The president of the University of Texas, William Powers Jr., has asked for - and received - the immediate resignation of UT Law Dean Lawrence Sager. Sager had previously announced he would be leaving the position at the end of the school year. Professor Stefanie Lindquist was named interim dean.
According to reports, there was significant faculty unhappiness - particularly over compensation disparities. In particular, some faculty were apparently unhappy about the school's forgivable loan program which Sager used to lure, or keep, faculty. Dean Sager sent this letter to faculty explaining some of his compensation practices earlier this week.
Elite state schools - and indeed, all elite law schools outside of the Atlantic and Pacific coastal corridors - struggle to recruit and retain those faculty targeted by the private school elites in the corridors. The fact is that Yale, Harvard, NYU, and their counterpart are fierce recruiters with lots of money and relatively little oversight in the allocation of those funds. The question a school like Texas must ask is whether it is willing to absorb the costs of competing with these schools. As is evident in this dispute, the costs go beyond mere dollars (and the risk of taxpayer outrage) and extend deeply into the culture and community of the institution.
The Texas faculty may consider Dean Sager's tenure there to be a failure; it is not at all clear that his former colleagues at NYU, and their peers in the region, would offer a similar assessment. Actually, they might be pretty impressed.
From Sager's letter we can conclude that some profs at elite law schools are making money that rivals that of their football and basketball coaches and that surpasses the salaries of university presidents at some of the nation's best public institutions. They also enjoy far better job security. I guess we will have to stop generally complaining about the overemphasis on athletics if Sager is right.

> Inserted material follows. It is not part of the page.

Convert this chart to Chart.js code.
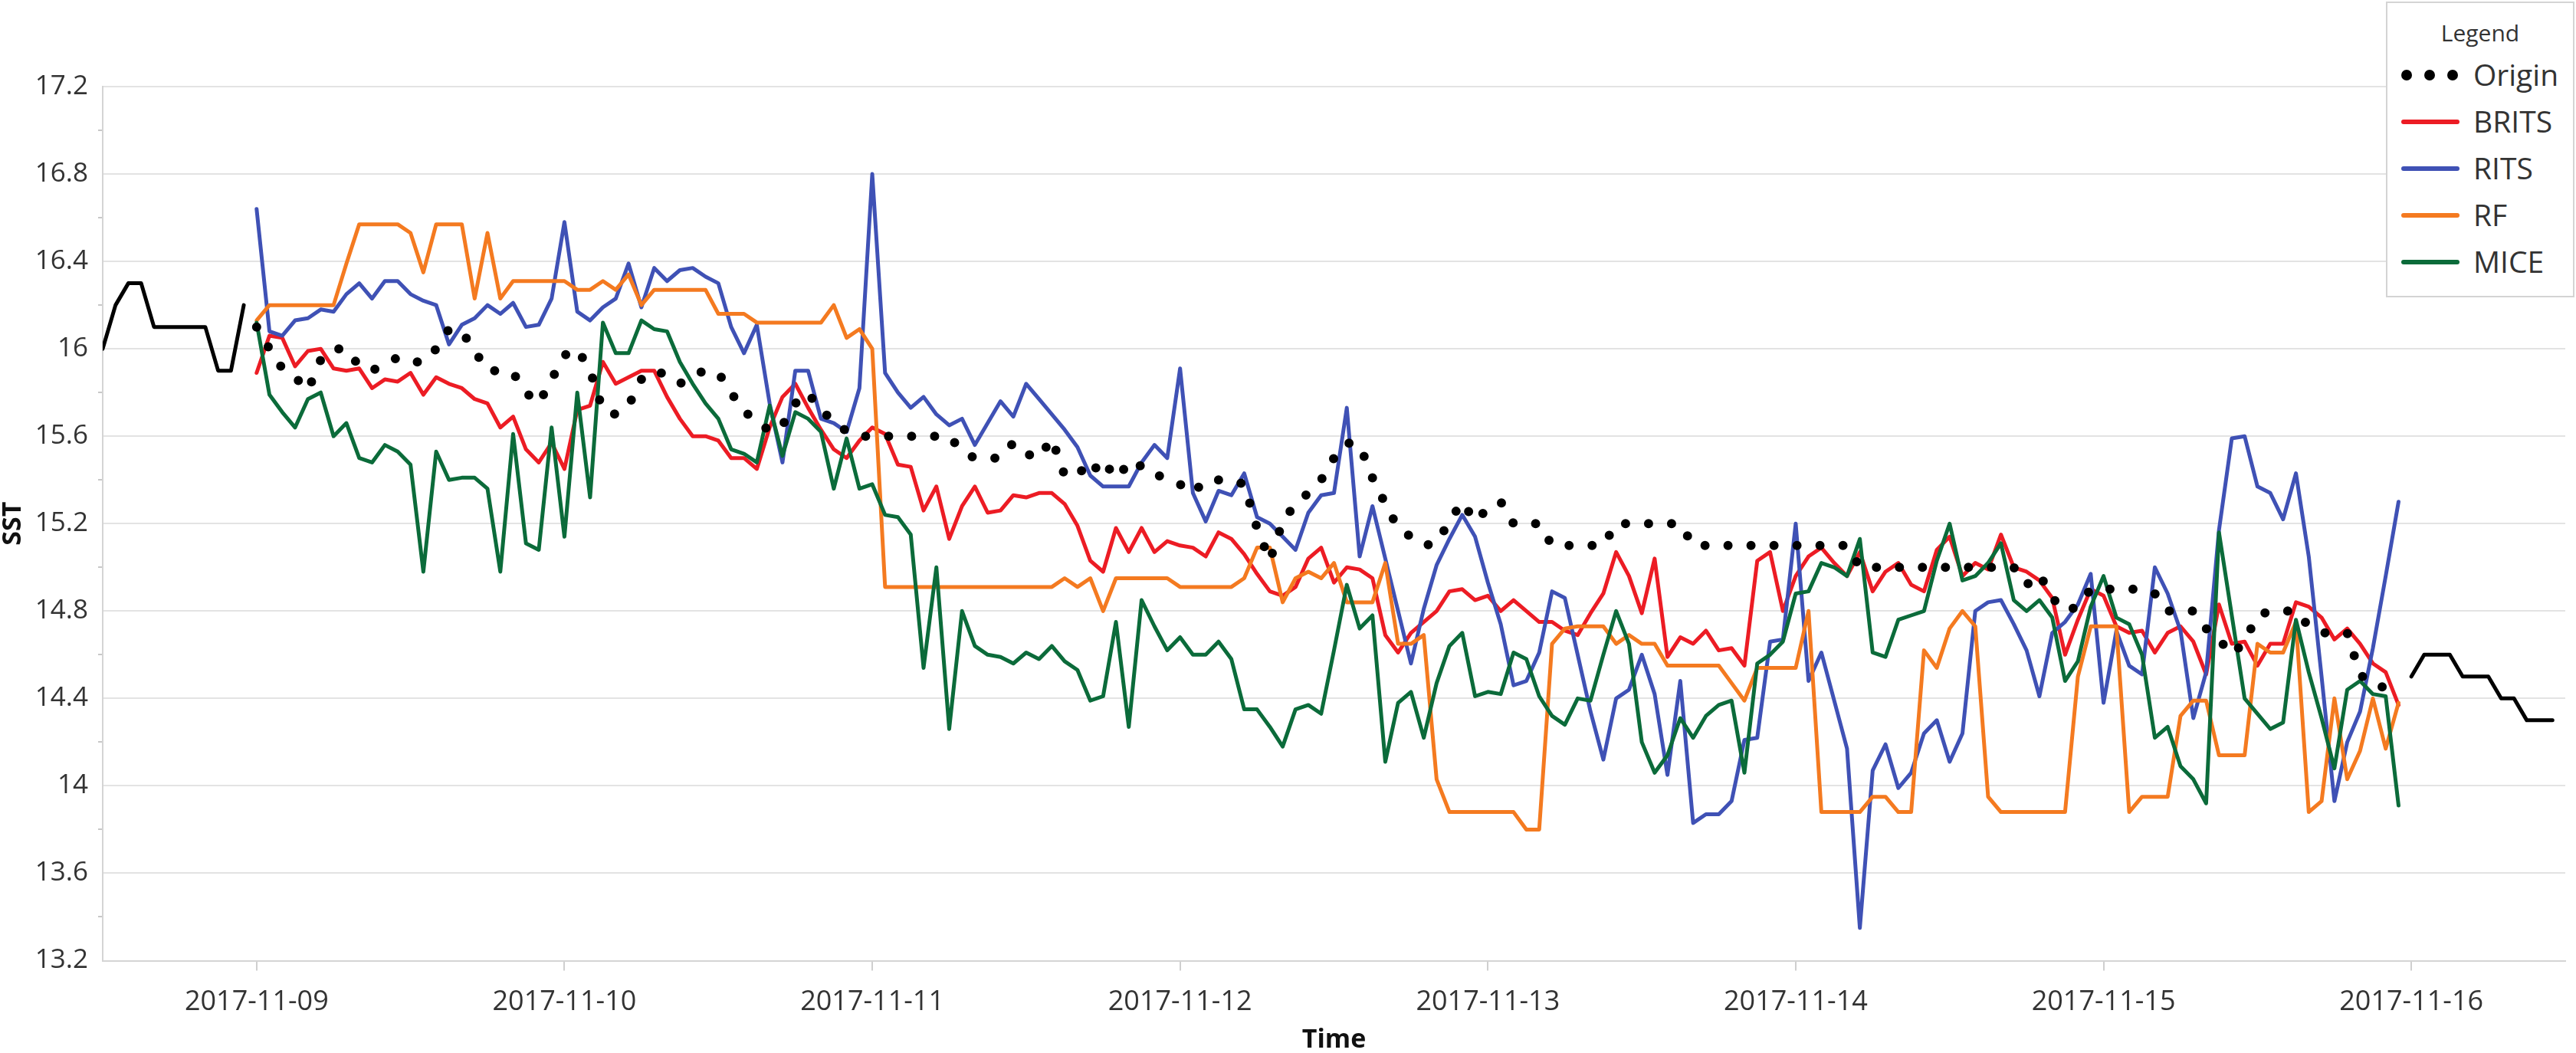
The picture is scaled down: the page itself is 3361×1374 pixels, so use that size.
<!DOCTYPE html>
<html>
<head>
<meta charset="utf-8">
<script src="https://cdn.jsdelivr.net/npm/chart.js@4.4.0/dist/chart.umd.min.js"></script>
<style>
html,body{margin:0;padding:0;background:#fff;}
#wrap{position:relative;width:3361px;height:1374px;overflow:hidden;}
#chart{position:absolute;left:0;top:0;}
#legend{position:absolute;left:3113px;top:2px;width:242px;height:382px;border:2px solid #d4d4d4;background:#fff;font-family:"Open Sans",sans-serif;color:#333;}
#legend .ttl{position:absolute;left:0;width:242px;top:23px;text-align:center;font-size:30px;line-height:32px;}
#legend .row{position:absolute;left:0;width:242px;height:40px;}
#legend .sw{position:absolute;left:18px;top:17px;width:76px;height:6px;border-radius:3px;}
#legend .dot{position:absolute;top:13px;width:14px;height:14px;border-radius:7px;background:#000;}
#legend .lab{position:absolute;left:112px;top:-3px;font-size:39px;line-height:44px;white-space:nowrap;}
</style>
</head>
<body>
<div id="wrap">
<canvas id="chart" width="3361" height="1374"></canvas>
<div id="legend">
  <div class="ttl">Legend</div>
  <div class="row" style="top:74px"><span class="dot" style="left:18px"></span><span class="dot" style="left:48px"></span><span class="dot" style="left:78px"></span><span class="lab">Origin</span></div>
  <div class="row" style="top:135px"><span class="sw" style="background:#ec1c24"></span><span class="lab">BRITS</span></div>
  <div class="row" style="top:196px"><span class="sw" style="background:#3f51b5"></span><span class="lab">RITS</span></div>
  <div class="row" style="top:257px"><span class="sw" style="background:#f47a20"></span><span class="lab">RF</span></div>
  <div class="row" style="top:318px"><span class="sw" style="background:#0b6b3a"></span><span class="lab">MICE</span></div>
</div>
</div>
<script>
// ---- tick labels / time axis (hours since 2017-11-08 00:00) ----
const dayLabels = ['2017-11-09','2017-11-10','2017-11-11','2017-11-12','2017-11-13','2017-11-14','2017-11-15','2017-11-16'];
const xTickHours = [24,48,72,96,120,144,168,192];
const headStart = 12;   // 2017-11-08 12:00
const mainStart = 24;   // 2017-11-09 00:00
const tailStart = 192;  // 2017-11-16 00:00

// ---- observed values outside the gap (solid black) ----
const originHead = [16.0,16.2,16.3,16.3,16.1,16.1,16.1,16.1,16.1,15.9,15.9,16.2];
const originTail = [14.5,14.6,14.6,14.6,14.5,14.5,14.5,14.4,14.4,14.3,14.3,14.3];

// ---- hourly values 2017-11-09 00:00 .. 2017-11-15 23:00 ----
const origin = [
16.10,16.00,15.91,15.87,15.81,15.95,16.00,16.00,15.92,15.90,
15.93,15.96,15.94,15.94,16.00,16.09,16.08,15.99,15.90,15.90,
15.89,15.80,15.75,15.86,15.97,16.00,15.90,15.72,15.70,15.74,
15.86,15.90,15.88,15.84,15.88,15.90,15.89,15.80,15.71,15.68,
15.62,15.65,15.75,15.80,15.71,15.68,15.62,15.60,15.60,15.60,
15.60,15.60,15.60,15.60,15.60,15.53,15.50,15.50,15.50,15.57,
15.52,15.50,15.59,15.42,15.42,15.49,15.41,15.49,15.42,15.47,
15.43,15.40,15.38,15.34,15.40,15.40,15.40,15.38,15.18,15.03,
15.21,15.29,15.34,15.40,15.50,15.57,15.56,15.41,15.29,15.18,
15.14,15.10,15.11,15.21,15.30,15.21,15.27,15.30,15.20,15.20,
15.20,15.10,15.10,15.10,15.10,15.10,15.20,15.20,15.20,15.20,
15.20,15.20,15.10,15.10,15.10,15.10,15.10,15.10,15.10,15.10,
15.10,15.10,15.10,15.10,15.10,15.00,15.00,15.00,15.00,15.00,
15.00,15.00,15.00,15.00,15.00,15.00,15.00,15.00,14.92,14.97,
14.86,14.80,14.82,14.90,14.90,14.90,14.90,14.90,14.88,14.80,
14.80,14.80,14.72,14.67,14.60,14.66,14.78,14.80,14.80,14.80,
14.73,14.70,14.70,14.70,14.51,14.46,14.45,14.40];

const brits = [
15.89,16.06,16.05,15.92,15.99,16.00,15.91,15.90,15.91,15.82,
15.86,15.85,15.89,15.79,15.87,15.84,15.82,15.77,15.75,15.64,
15.69,15.54,15.48,15.57,15.45,15.72,15.74,15.94,15.84,15.87,
15.90,15.90,15.78,15.68,15.60,15.60,15.58,15.50,15.50,15.45,
15.64,15.78,15.84,15.73,15.63,15.54,15.50,15.58,15.64,15.61,
15.47,15.46,15.26,15.37,15.13,15.28,15.37,15.25,15.26,15.33,
15.32,15.34,15.34,15.29,15.19,15.03,14.98,15.18,15.07,15.18,
15.07,15.12,15.10,15.09,15.05,15.16,15.13,15.06,14.97,14.89,
14.87,14.91,15.04,15.09,14.93,15.00,14.99,14.95,14.69,14.61,
14.70,14.75,14.80,14.89,14.90,14.85,14.87,14.80,14.85,14.80,
14.75,14.75,14.71,14.69,14.79,14.88,15.07,14.96,14.79,15.04,
14.59,14.68,14.65,14.71,14.62,14.63,14.55,15.03,15.07,14.80,
14.96,15.05,15.09,15.02,14.96,15.07,14.89,14.98,15.02,14.92,
14.89,15.08,15.14,14.96,15.02,14.99,15.15,15.00,14.98,14.94,
14.86,14.60,14.76,14.90,14.87,14.73,14.70,14.71,14.61,14.70,
14.73,14.66,14.51,14.83,14.65,14.66,14.55,14.65,14.65,14.84,
14.82,14.77,14.67,14.72,14.65,14.56,14.52,14.37];

const rits = [
16.64,16.08,16.06,16.13,16.14,16.18,16.17,16.25,16.30,16.23,
16.31,16.31,16.25,16.22,16.20,16.02,16.11,16.14,16.20,16.16,
16.21,16.10,16.11,16.23,16.58,16.17,16.13,16.19,16.23,16.39,
16.19,16.37,16.31,16.36,16.37,16.33,16.30,16.10,15.98,16.11,
15.75,15.48,15.90,15.90,15.68,15.66,15.62,15.82,16.80,15.89,
15.80,15.73,15.78,15.70,15.65,15.68,15.56,15.66,15.76,15.69,
15.84,15.77,15.70,15.63,15.55,15.42,15.37,15.37,15.37,15.48,
15.56,15.50,15.91,15.34,15.21,15.35,15.33,15.43,15.23,15.20,
15.14,15.08,15.25,15.33,15.34,15.73,15.05,15.28,15.04,14.80,
14.56,14.81,15.01,15.13,15.24,15.14,14.93,14.74,14.46,14.48,
14.61,14.89,14.86,14.60,14.34,14.12,14.40,14.44,14.60,14.42,
14.05,14.48,13.83,13.87,13.87,13.93,14.21,14.22,14.66,14.67,
15.20,14.48,14.61,14.39,14.17,13.35,14.07,14.19,13.99,14.06,
14.24,14.30,14.11,14.24,14.80,14.84,14.85,14.74,14.62,14.41,
14.70,14.75,14.83,14.97,14.38,14.71,14.55,14.51,15.00,14.88,
14.71,14.31,14.52,15.17,15.59,15.60,15.37,15.34,15.22,15.43,
15.05,14.50,13.93,14.20,14.34,14.63,14.96,15.30];

const rf = [
16.13,16.20,16.20,16.20,16.20,16.20,16.20,16.39,16.57,16.57,
16.57,16.57,16.53,16.35,16.57,16.57,16.57,16.23,16.53,16.23,
16.31,16.31,16.31,16.31,16.31,16.27,16.27,16.31,16.27,16.34,
16.20,16.27,16.27,16.27,16.27,16.27,16.16,16.16,16.16,16.12,
16.12,16.12,16.12,16.12,16.12,16.20,16.05,16.09,16.00,14.91,
14.91,14.91,14.91,14.91,14.91,14.91,14.91,14.91,14.91,14.91,
14.91,14.91,14.91,14.95,14.91,14.95,14.80,14.95,14.95,14.95,
14.95,14.95,14.91,14.91,14.91,14.91,14.91,14.95,15.09,15.09,
14.84,14.95,14.98,14.95,15.02,14.84,14.84,14.84,15.02,14.65,
14.65,14.69,14.03,13.88,13.88,13.88,13.88,13.88,13.88,13.80,
13.80,14.65,14.72,14.73,14.73,14.73,14.65,14.69,14.65,14.65,
14.55,14.55,14.55,14.55,14.55,14.47,14.39,14.54,14.54,14.54,
14.54,14.80,13.88,13.88,13.88,13.88,13.95,13.95,13.88,13.88,
14.62,14.54,14.72,14.80,14.73,13.95,13.88,13.88,13.88,13.88,
13.88,13.88,14.50,14.73,14.73,14.73,13.88,13.95,13.95,13.95,
14.32,14.39,14.39,14.14,14.14,14.14,14.65,14.61,14.61,14.75,
13.88,13.93,14.40,14.03,14.16,14.40,14.17,14.38];

const mice = [
16.12,15.79,15.71,15.64,15.77,15.80,15.60,15.66,15.50,15.48,
15.56,15.53,15.47,14.98,15.53,15.40,15.41,15.41,15.36,14.98,
15.61,15.11,15.08,15.64,15.14,15.80,15.32,16.12,15.98,15.98,
16.13,16.09,16.08,15.94,15.84,15.75,15.68,15.54,15.52,15.48,
15.74,15.51,15.71,15.68,15.62,15.36,15.59,15.36,15.38,15.24,
15.23,15.15,14.54,15.00,14.26,14.80,14.64,14.60,14.59,14.56,
14.61,14.58,14.64,14.57,14.53,14.39,14.41,14.75,14.27,14.85,
14.73,14.62,14.68,14.60,14.60,14.66,14.58,14.35,14.35,14.27,
14.18,14.35,14.37,14.33,14.62,14.92,14.72,14.78,14.11,14.38,
14.43,14.22,14.47,14.64,14.70,14.41,14.43,14.42,14.61,14.58,
14.41,14.32,14.28,14.40,14.39,14.60,14.80,14.65,14.20,14.06,
14.14,14.31,14.22,14.32,14.37,14.39,14.06,14.56,14.60,14.66,
14.88,14.89,15.02,15.00,14.96,15.13,14.61,14.59,14.76,14.78,
14.80,15.03,15.20,14.94,14.96,15.02,15.11,14.85,14.80,14.85,
14.77,14.48,14.57,14.82,14.96,14.77,14.74,14.60,14.22,14.27,
14.09,14.03,13.92,15.16,14.78,14.40,14.33,14.26,14.29,14.76,
14.52,14.31,14.08,14.44,14.48,14.42,14.41,13.91];

const toPts = (arr, start) => arr.map((v, i) => ({ x: start + i, y: v }));
const FONT = '"Open Sans", "Noto Sans", sans-serif';

const lineDs = (label, arr, start, color, order) => ({
  label, data: toPts(arr, start), borderColor: color, backgroundColor: color,
  borderWidth: 5, pointRadius: 0, tension: 0, fill: false,
  borderJoinStyle: 'round', borderCapStyle: 'round', order
});

const datasets = [
  lineDs('Observed', originHead, headStart, '#000000', 0),
  lineDs('Observed', originTail, tailStart, '#000000', 0),
  Object.assign(lineDs('Origin', origin, mainStart, '#000000', 0), {
    borderWidth: 12, borderDash: [0, 30], borderCapStyle: 'round'
  }),
  lineDs('MICE', mice, mainStart, '#0b6b3a', 1),
  lineDs('RF', rf, mainStart, '#f47a20', 2),
  lineDs('RITS', rits, mainStart, '#3f51b5', 3),
  lineDs('BRITS', brits, mainStart, '#ec1c24', 4)
];

new Chart(document.getElementById('chart'), {
  type: 'line',
  data: { datasets },
  options: {
    responsive: false,
    devicePixelRatio: 1,
    animation: false,
    parsing: true,
    layout: { padding: { top: 113, right: 14, left: 0, bottom: 0 } },
    plugins: { legend: { display: false }, tooltip: { enabled: false } },
    scales: {
      x: {
        type: 'linear', min: 12, max: 204,
        afterBuildTicks: s => { s.ticks = xTickHours.map(v => ({ value: v })); },
        afterFit: s => { s.height = 120.5; },
        ticks: {
          autoSkip: false, maxRotation: 0, padding: 20, color: '#333',
          font: { family: FONT, size: 36 },
          callback: v => dayLabels[xTickHours.indexOf(v)]
        },
        grid: { drawOnChartArea: false, drawTicks: true, tickLength: 13, color: '#cfcfcf', lineWidth: 2 },
        border: { display: true, color: '#d4d4d4', width: 2 },
        title: { display: true, text: 'Time', color: '#111', padding: 0,
          font: { family: FONT, size: 34, weight: 'bold', lineHeight: 1 } }
      },
      y: {
        min: 13.2, max: 17.2,
        afterFit: s => { s.width = 134; },
        ticks: {
          stepSize: 0.2, autoSkip: false, padding: 13, color: '#333',
          font: { family: FONT, size: 35 },
          callback: (v, i) => (i % 2 === 0 ? String(+Number(v).toFixed(1)) : '')
        },
        grid: {
          color: c => (c.index % 2 === 0 ? '#e3e3e3' : 'rgba(0,0,0,0)'),
          tickColor: c => (c.index % 2 === 0 ? 'rgba(0,0,0,0)' : '#c8c8c8'),
          lineWidth: 2, drawTicks: true, tickLength: 6
        },
        border: { display: true, color: '#d4d4d4', width: 2 },
        title: { display: true, text: 'SST', color: '#111', padding: 0,
          font: { family: FONT, size: 34, weight: 'bold', lineHeight: 1 } }
      }
    }
  }
});
</script>
</body>
</html>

Posted by: Bill Turnier | December 09, 2011 at 10:13 AM
What did spending $400,000 per year on celebrity faculty earn UT? A two place bump in the rankings (from 2007 to 2011 UT moved from #16 to #14). What did it cost UT students? When Sanger began as dean in 2006, UT tuition was $16,935 in-state, and $29,291 out of state. In five years, tuition has risen 89% for in-state to $32,010 and 62% for out of state to $47,532 per year. I wonder if saddling its students with crushing debt loads was a price worth paying to raise its USNews rankings from T16 to T14?
Note: even if you attribute part of the tuition rise to other factors, engaging in a faculty hiring arms race surely contributed significantly to the rise.
Posted by: Anonymous | December 09, 2011 at 02:21 PM
Actually, it is not true that Sager paid up to keep his stars against competing offers from higher-ranked schools. Look at the list of top-ten compensated faculty at Texas. Only one of them (#4) had an offer from a higher-ranked school at the time when his high salary was set up. Their #2 person on the list came from a lower-ranked school and had no competing offers. Only two people on their two-ten list are currently being considered at (or are hired by) a higher-ranked school. This spin is simply not true.
Posted by: anon | December 12, 2011 at 09:04 PM
Check out Brian Leiter's blog on this question. He says they did have offers.
Posted by: anonymous | December 13, 2011 at 09:10 PM
You are right. I was wrong. He only says some of them had offers. He could be talking about the two you refer to.